Sunak was right to avoid the term ‘windfall tax’ on his revised tax arrangements for the oil companies since it involves big tax breaks for oil and gas investments that will overshadow the small short-term increase in oil tax revenues that he announced. See E3G’s analysis of the oil and gas changes here. But this massive boost for oil and gas investments (which will bring tax relief for oil and gas investments to over 90 per cent) will only benefit China, and not the UK.
Shouts of ‘energy security’ have been resounding, but, in contrast to Donald Trump’s claims that climate change policies benefit China, the reality is that it is China relative to the UK that will benefit from boosting UK oil and gas investment.

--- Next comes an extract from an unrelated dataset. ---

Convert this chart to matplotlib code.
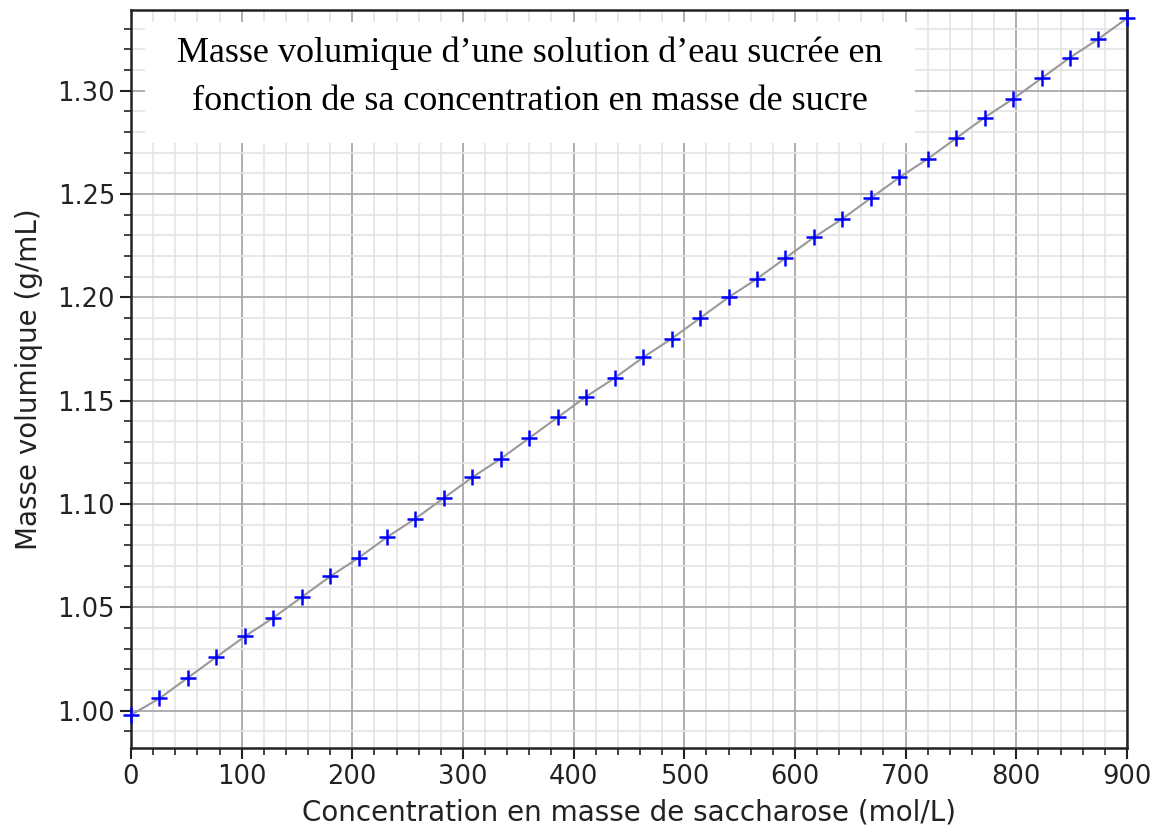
import numpy as np
import matplotlib
matplotlib.use('Agg')
import matplotlib.pyplot as plt
from matplotlib.ticker import MultipleLocator
from matplotlib.patches import Rectangle

plt.rcParams['font.family'] = 'DejaVu Sans'

# concentration en masse (g/L) et masse volumique (g/mL)
concentration = [0, 25.7, 51.4, 77.1, 102.9, 128.6, 154.3, 180.0, 205.7, 231.4,
                 257.1, 282.9, 308.6, 334.3, 360.0, 385.7, 411.4, 437.1, 462.9, 488.6,
                 514.3, 540.0, 565.7, 591.4, 617.1, 642.9, 668.6, 694.3, 720.0, 745.7,
                 771.4, 797.1, 822.9, 848.6, 874.3, 900.0]
masse_vol = [0.998, 1.006, 1.016, 1.026, 1.036, 1.045, 1.055, 1.065, 1.074, 1.084,
             1.093, 1.103, 1.113, 1.122, 1.132, 1.142, 1.152, 1.161, 1.171, 1.180,
             1.190, 1.200, 1.209, 1.219, 1.229, 1.238, 1.248, 1.258, 1.267, 1.277,
             1.287, 1.296, 1.306, 1.316, 1.325, 1.335]

titre = "Masse volumique d\u2019une solution d\u2019eau sucrée en\nfonction de sa concentration en masse de sucre"

fig = plt.figure(figsize=(11.57, 8.34), dpi=100)
ax = fig.add_axes([0.1132, 0.1031, 0.8608, 0.8849])

ax.plot(concentration, masse_vol, color='#999999', lw=1.5, zorder=3)
ax.plot(concentration, masse_vol, '+', color='blue', ms=12, mew=1.8, zorder=4,
        clip_on=False)

ax.set_xlim(0, 900)
ax.set_ylim(0.982, 1.339)
ax.xaxis.set_major_locator(MultipleLocator(100))
ax.xaxis.set_minor_locator(MultipleLocator(20))
ax.yaxis.set_major_locator(MultipleLocator(0.05))
ax.yaxis.set_minor_locator(MultipleLocator(0.01))
ax.yaxis.set_major_formatter(matplotlib.ticker.FormatStrFormatter('%.2f'))

ax.grid(which='major', color='#a8a8a8', lw=1.3)
ax.grid(which='minor', color='#e4e4e4', lw=1.2)
ax.set_axisbelow(True)
ax.tick_params(which='major', length=8, width=1.5, labelsize=18.5, colors='#222222')
ax.tick_params(which='minor', length=5, width=1.2, colors='#222222')
for s in ax.spines.values():
    s.set_linewidth(1.8)
    s.set_color('#222222')

ax.set_xlabel('Concentration en masse de saccharose (mol/L)', fontsize=20,
              color='#222222', labelpad=6)
ax.set_ylabel('Masse volumique (g/mL)', fontsize=20, color='#222222', labelpad=10)

ax.add_patch(Rectangle((0.014, 0.82), 0.773, 0.164, transform=ax.transAxes,
                       facecolor='white', edgecolor='none', zorder=2))
ax.text(0.4006, 0.909, titre, transform=ax.transAxes, ha='center', va='center',
        fontsize=26, family='Liberation Serif', linespacing=1.6, zorder=5)

fig.savefig('out.png', dpi=100)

That is because whilst China’s consumption of oil and gas is rising fast, the UK’s is falling, and likely to fall consistently into the future even with the current raft of energy transition policies. All we are doing by boosting oil and gas investment in the North Sea is making it easier for China to continue to expand oil and gas consumption. That’s because oil and gas prices are set globally. The Chancellor’s tax concessions for the oil and gas companies will mean increased profits as they sell British oil and gas to China on world energy markets. Even this ‘benefit’ for China is dubious given that it will slow down their climate transition.
We can see this using figures from BP’s Statistical Review of World Energy. In 2009 the UK consumed 1627 thousand barrels of oil a day and also 91.2 billion cubic metres of natural gas in that year. But in 2019 these figures fell to 1585 thousand barrels of oil a day and 78.8 billion cubic metres of gas. By contrast, from 2009 to 2019 China increased its oil consumption from 8285 to 14127 thousand barrels of oil a day and more than tripled its natural gas consumption from 90.2 to 307.2 billion cubic metres of gas.

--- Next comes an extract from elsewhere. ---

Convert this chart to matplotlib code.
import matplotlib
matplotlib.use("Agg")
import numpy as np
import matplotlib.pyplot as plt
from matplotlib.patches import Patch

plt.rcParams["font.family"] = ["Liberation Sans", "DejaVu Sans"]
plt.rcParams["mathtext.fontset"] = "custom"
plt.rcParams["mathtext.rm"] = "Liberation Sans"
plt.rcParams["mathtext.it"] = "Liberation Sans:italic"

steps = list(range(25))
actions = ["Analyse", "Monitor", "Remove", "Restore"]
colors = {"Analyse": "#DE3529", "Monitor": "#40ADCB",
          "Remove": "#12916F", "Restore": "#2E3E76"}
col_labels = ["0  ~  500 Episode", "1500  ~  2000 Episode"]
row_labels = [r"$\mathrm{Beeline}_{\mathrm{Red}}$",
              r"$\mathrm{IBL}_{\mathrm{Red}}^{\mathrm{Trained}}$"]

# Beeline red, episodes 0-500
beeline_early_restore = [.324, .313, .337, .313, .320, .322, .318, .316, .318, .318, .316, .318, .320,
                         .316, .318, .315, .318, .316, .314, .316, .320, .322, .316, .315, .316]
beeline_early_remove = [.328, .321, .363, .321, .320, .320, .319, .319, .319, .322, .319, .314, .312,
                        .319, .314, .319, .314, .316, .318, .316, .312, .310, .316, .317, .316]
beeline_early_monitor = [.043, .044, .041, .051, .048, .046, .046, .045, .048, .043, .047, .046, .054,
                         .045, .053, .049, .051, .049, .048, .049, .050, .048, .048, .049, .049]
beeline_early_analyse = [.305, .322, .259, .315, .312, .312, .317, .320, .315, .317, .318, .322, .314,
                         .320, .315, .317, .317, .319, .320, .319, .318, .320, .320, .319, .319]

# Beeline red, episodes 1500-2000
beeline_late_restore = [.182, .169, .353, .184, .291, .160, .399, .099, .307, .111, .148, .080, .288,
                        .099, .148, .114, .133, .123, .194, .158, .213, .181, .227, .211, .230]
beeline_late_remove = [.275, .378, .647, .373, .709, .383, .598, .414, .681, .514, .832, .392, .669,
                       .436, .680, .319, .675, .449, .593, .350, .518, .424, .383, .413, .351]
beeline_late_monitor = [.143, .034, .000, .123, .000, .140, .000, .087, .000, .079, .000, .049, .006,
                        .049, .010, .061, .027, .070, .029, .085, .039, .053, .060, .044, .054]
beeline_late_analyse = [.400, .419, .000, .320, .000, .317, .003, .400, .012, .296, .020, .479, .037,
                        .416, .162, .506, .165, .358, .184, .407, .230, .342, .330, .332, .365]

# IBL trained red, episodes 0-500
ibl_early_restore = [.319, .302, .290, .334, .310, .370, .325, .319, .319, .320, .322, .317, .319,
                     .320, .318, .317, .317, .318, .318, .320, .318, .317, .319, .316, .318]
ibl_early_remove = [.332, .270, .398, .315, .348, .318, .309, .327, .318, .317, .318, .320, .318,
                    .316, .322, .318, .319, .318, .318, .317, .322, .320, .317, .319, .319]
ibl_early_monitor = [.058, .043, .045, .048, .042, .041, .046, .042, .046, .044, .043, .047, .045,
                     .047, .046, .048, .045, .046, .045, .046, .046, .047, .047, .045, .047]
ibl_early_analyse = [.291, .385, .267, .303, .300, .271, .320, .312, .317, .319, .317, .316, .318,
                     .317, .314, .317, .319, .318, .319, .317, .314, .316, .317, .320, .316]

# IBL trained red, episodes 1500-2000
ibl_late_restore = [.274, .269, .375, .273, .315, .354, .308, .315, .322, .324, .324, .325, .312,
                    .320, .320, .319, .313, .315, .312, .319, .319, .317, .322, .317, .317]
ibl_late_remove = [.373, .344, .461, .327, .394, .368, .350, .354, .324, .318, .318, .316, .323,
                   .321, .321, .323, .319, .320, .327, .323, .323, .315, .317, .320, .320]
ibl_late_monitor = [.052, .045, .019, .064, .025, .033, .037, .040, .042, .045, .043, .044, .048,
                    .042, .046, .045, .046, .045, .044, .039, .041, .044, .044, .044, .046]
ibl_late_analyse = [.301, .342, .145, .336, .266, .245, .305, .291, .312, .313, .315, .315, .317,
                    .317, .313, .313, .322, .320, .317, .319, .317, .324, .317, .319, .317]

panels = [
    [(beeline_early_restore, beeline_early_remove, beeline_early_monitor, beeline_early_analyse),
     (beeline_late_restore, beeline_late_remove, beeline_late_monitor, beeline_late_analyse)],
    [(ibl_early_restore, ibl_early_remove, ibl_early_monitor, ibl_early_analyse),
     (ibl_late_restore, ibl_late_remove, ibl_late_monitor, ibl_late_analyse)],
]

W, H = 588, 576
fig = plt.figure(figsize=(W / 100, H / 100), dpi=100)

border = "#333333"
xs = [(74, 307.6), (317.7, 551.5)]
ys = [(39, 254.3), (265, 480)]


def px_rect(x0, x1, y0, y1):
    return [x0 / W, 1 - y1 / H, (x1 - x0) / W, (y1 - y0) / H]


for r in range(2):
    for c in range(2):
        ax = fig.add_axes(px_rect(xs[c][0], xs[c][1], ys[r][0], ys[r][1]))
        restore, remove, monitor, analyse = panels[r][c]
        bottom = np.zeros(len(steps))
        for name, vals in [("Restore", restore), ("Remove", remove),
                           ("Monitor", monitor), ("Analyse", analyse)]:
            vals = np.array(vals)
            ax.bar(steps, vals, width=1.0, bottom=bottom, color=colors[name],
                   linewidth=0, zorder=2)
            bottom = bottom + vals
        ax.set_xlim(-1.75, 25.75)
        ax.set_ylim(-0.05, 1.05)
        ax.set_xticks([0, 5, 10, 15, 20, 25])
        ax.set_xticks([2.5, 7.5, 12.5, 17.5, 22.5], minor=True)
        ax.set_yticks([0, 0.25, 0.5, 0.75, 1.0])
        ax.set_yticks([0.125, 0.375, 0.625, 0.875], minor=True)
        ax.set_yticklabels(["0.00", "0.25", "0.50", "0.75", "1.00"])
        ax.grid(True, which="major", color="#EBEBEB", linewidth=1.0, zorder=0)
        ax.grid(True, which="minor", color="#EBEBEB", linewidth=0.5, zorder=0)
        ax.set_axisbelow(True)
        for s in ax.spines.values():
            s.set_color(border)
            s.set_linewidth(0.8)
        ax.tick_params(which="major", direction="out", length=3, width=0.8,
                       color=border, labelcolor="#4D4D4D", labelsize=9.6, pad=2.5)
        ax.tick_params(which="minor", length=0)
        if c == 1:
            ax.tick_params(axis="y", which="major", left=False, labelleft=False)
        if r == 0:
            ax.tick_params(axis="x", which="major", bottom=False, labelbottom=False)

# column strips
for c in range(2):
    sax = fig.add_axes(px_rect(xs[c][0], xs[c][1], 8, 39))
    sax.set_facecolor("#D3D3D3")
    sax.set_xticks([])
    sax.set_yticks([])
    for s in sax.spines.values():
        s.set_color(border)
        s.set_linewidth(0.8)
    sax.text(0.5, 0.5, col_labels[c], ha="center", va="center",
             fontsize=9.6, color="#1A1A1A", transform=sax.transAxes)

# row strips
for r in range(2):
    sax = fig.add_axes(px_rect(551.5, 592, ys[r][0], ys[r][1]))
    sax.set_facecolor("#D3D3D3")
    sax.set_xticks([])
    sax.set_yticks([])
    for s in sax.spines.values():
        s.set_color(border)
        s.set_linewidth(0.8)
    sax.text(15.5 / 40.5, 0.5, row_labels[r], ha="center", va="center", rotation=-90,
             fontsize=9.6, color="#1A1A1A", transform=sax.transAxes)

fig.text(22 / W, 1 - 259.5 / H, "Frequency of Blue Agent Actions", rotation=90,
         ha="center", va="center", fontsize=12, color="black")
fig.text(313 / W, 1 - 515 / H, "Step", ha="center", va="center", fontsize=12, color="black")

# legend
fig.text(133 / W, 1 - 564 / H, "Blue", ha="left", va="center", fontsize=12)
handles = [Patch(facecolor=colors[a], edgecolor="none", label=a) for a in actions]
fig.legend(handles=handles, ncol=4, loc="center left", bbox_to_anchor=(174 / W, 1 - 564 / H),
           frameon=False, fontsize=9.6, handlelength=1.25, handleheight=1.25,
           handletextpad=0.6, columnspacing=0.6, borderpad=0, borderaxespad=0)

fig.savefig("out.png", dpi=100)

UK oil and gas consumption will fall in the coming years, not least from the recession that is only just beginning in the UK. Oil consumption will fall as the number of electric cars (which already make up a quarter of new car sales) increases. Natural gas consumption will fall as the amount of renewable energy coming online increases and displaces gas power plant production. A faster push for onshore and offshore wind and solar farms, solar pv on rooftops, heat pumps and insulation will reduce natural gas consumption more quickly. The only thing that threatens this progress is if the UK Government slows down renewables’ expansion in favour of a fantasy deployment of nuclear power stations that seems unlikely to happen.
In fact British oil and gas producers will sell to the highest bidder, whether they are in the UK or overseas. Indeed, as Richard Black from the Energy and Climate Intelligence Unit has exposed, during the natural gas price crisis, UK natural gas producers have actually increased their exports of natural gas in order to capitalise on high global market set gas prices.
In effect more oil and gas investments will enable China to soft-pedal on its own climate transition policies. They will do nothing to increase UK’s energy security which will be protected by climate transition. Yet, amazingly, climate transition policies are being slowed in the name of protecting UK energy security. It’s a looking-glass world that can only be explained through cultural politics.
Dominant cultural politics sees policies reducing fossil fuel use as an environmental measure whilst policies protecting fossil fuel use are seen as supporting energy security. But this in rational terms, is nonsense. Climate-friendly measures will boost energy security and British interests, giving handouts to the oil gas companies will harm them.